Diplomacy Politics

Ex-pres Nasheed meets Sri Lankan prime minister

Nasheed with Ranil

Former president Mohamed Nasheed (L) poses for picture with Sri Lankan prime minister Ranil Wickremesinghe. PHOTO/MOHAMED NASHEED TWITTER

Former president Mohamed Nasheed on Wednesday met with the prime minister of Sri Lanka, Ranil Wickremesinghe.

Nasheed revealed in a cryptic tweet that he had “discussed the need for inclusive, free and fair elections” in the Maldives with Wickremesinghe, who is also the leader of Sri Lanka’s United National Party.

The former president had previously met with the Sri Lankan prime minister on various occasions to discuss the political landscape of the Maldives.

Nasheed had in October called to elect an interim president in the Presidential Elections 2018, claiming that he did not believe a free and fair election would be held next year. He suggested that the recently formed joint opposition should nominate a candidate that will safeguard democratic values, restore the functionality of independent institutions and ensure that a fair election is held.

Main opposition Maldivian Democratic Party has declared its support for Nasheed’s suggestion while religiously conservative Adhaalath Party has also announced that it would back a coalition government that supports its beliefs. However, Jumhoory Party of the coalition has not made an official decision yet, while former president Maumoon Abdul Gayoom, who is now affiliated with the joint opposition, has refrained from commenting on the matter.

Nasheed is currently sentenced to thirteen years in jail under terrorism charges for the arbitrary detention of the High Court’s former chief judge Abdulla Mohamed during his presidency. He has since fled to the United Kingdom where he has been living under political asylum for over a year.

The conviction disqualifies Nasheed from running for president under the Maldivian Constitution. However, Nasheed and the opposition insist that he was convicted on “politically motivated” trumped up charges and that he should be allowed to run.

The government has so far remained unflappable in the face of the opposition’s stand, and ruling Progressive Party of Maldives (PPM) has repeatedly declared that Nasheed has “no legal chance” of running for president in 2018.

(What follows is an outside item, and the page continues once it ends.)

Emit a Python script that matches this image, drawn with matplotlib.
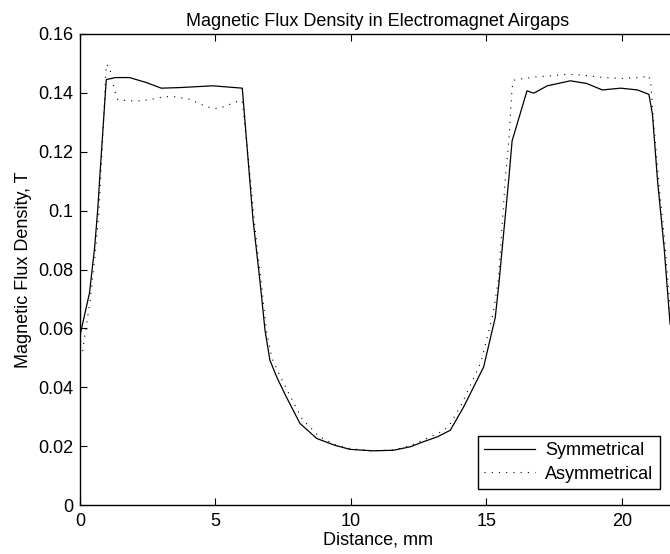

In the meantime, Nasheed has been visiting Sri Lanka often to meet up with members of the opposition coalition, hold political activities, and meet with foreign diplomats to discuss the political situation of the Maldives. The inclining opposition activities in Sri Lanka has led the ruling party to dub the country as an MDP “stronghold”, though the Maldivian ambassador in Sri Lanka, Mohamed Hussain Shareef, has refuted the reputation and insisted that PPM support is also strong in Sri Lanka.

However, PPM’s deputy leader and Vilufushi MP Riyaz Rasheed had recently made serious allegations against Sri Lanka, accusing the country’s government of aiding the Maldives’ opposition in its attempts to overthrow the ruling government.